::: Data supplied
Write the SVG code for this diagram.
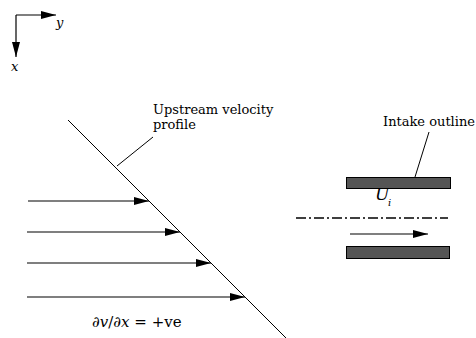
<svg xmlns="http://www.w3.org/2000/svg" width="476" height="338" viewBox="0 0 476 338">
<defs>
<marker id="ah" markerWidth="15" markerHeight="8" refX="15" refY="4" orient="auto" markerUnits="userSpaceOnUse">
<path d="M0,0 L15,4 L0,8 Z" fill="#000"/>
</marker>
<style>
.tx{font-family:'DejaVu Serif',serif;fill:#000}
.t{font-size:13px}
.it{font-style:italic}
.ln{stroke:#000;stroke-width:1;fill:none}
.ar{stroke:#000;stroke-width:1.2;fill:none;marker-end:url(#ah)}
.bar{fill:#555;stroke:#000;stroke-width:1}
</style>
</defs>
<rect width="476" height="338" fill="#fff"/>
<g id="axes">
<path class="ar" d="M16,15 L56,15"/>
<path class="ar" d="M16,15 L16,57"/>
<text class="tx t it" x="56" y="27">y</text>
<text class="tx t it" x="11" y="71">x</text>
</g>
<g id="profile">
<path class="ln" d="M68,120 L287,339"/>
<text class="tx t" x="153" y="114">Upstream velocity</text>
<text class="tx t" x="153" y="129">profile</text>
</g>
<g id="intake">
<rect class="bar" x="346.5" y="177.5" width="104" height="11"/>
<rect class="bar" x="346.5" y="246.5" width="103" height="12"/>
<path d="M296,218 L448,218" stroke="#000" stroke-width="1.5" stroke-dasharray="10,3,2,3" fill="none"/>
<text class="tx t" x="383" y="126">Intake outline</text>
<text class="tx it" x="375" y="200" font-size="17">U</text>
<text class="tx it" x="388" y="206" font-size="10">i</text>
</g>
<g id="connectors">
<path class="ar" d="M28,201 L149,201"/>
<path class="ar" d="M27,232 L180,232"/>
<path class="ar" d="M27,263 L211,263"/>
<path class="ar" d="M27,297 L245,297"/>
<path class="ln" d="M153,137 L117,166"/>
<path class="ln" d="M429,132 L415,177"/>
<path class="ar" d="M350,234 L428,234"/>
</g>
<g id="label">
<text class="tx" x="92" y="327" font-size="15">∂<tspan class="it">v</tspan>/∂<tspan class="it">x</tspan> = +ve</text>
</g>
</svg>
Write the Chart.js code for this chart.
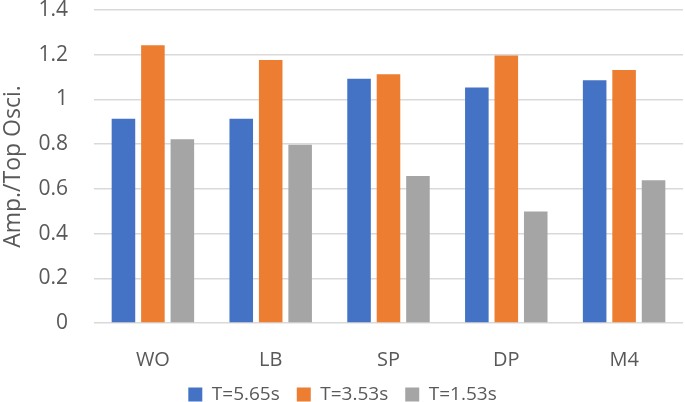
<!DOCTYPE html>
<html>
<head>
<meta charset="utf-8">
<script src="https://cdn.jsdelivr.net/npm/chart.js@4"></script>
<style>
  html, body { margin: 0; padding: 0; background: #fff; }
  #wrap { width: 685px; height: 402px; }
</style>
</head>
<body>
<div id="wrap"><canvas id="myChart"></canvas></div>
<script>
const categories = ["WO", "LB", "SP", "DP", "M4"];
const seriesNames = ["T=5.65s", "T=3.53s", "T=1.53s"];
const t565 = [0.914, 0.914, 1.092, 1.053, 1.086];
const t353 = [1.242, 1.176, 1.113, 1.197, 1.132];
const t153 = [0.822, 0.797, 0.658, 0.499, 0.639];
const yTicks = [0, 0.2, 0.4, 0.6, 0.8, 1, 1.2, 1.4];

const barColors = ["#4472C4", "#ED7D31", "#A5A5A5"];
const textColor = "#595959";
const fontFamily = "'Open Sans', 'Liberation Sans', sans-serif";

new Chart("myChart", {
  type: "bar",
  data: {
    labels: categories,
    datasets: [t565, t353, t153].map((vals, i) => ({
      label: seriesNames[i],
      data: vals,
      backgroundColor: barColors[i],
      borderWidth: 0,
      categoryPercentage: 0.75,
      barPercentage: 0.8,
    })),
  },
  options: {
    responsive: true,
    maintainAspectRatio: false,
    animation: false,
    layout: {
      padding: { top: 0, right: 2, bottom: -12, left: 2 },
    },
    scales: {
      x: {
        grid: { display: false, drawTicks: false },
        border: { display: false },
        ticks: {
          color: textColor,
          padding: 25,
          font: { family: fontFamily, size: 20 },
        },
        // fixed height so the plot bottom sits where the reference has it
        afterFit: (scale) => {
          scale.height = 45;
        },
      },
      y: {
        min: 0,
        max: 1.4,
        afterBuildTicks: (axis) => {
          axis.ticks = yTicks.map((v) => ({ value: v }));
        },
        grid: {
          color: "#d9d9d9",
          lineWidth: 1.5,
          drawTicks: false,
        },
        border: { display: false },
        ticks: {
          color: textColor,
          padding: 26,
          font: { family: fontFamily, size: 21 },
          callback: (value) => String(value),
        },
        title: {
          display: true,
          text: "Amp./Top Osci.",
          color: textColor,
          padding: 0,
          font: { family: fontFamily, size: 23, lineHeight: 1 },
        },
        afterFit: (scale) => {
          scale.width = 92;
          scale.paddingTop = 10;
          scale.paddingBottom = 0;
        },
      },
    },
    plugins: {
      legend: {
        position: "bottom",
        labels: {
          color: textColor,
          boxWidth: 14,
          boxHeight: 14,
          padding: 17,
          font: { family: fontFamily, size: 19 },
        },
      },
      tooltip: { enabled: false },
    },
  },
});
</script>
</body>
</html>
::::::
» Aim of the task:
Gather all lines from the records above in which "Write" appears.

» Full output:
Write the SVG code for this diagram.
Write the Chart.js code for this chart.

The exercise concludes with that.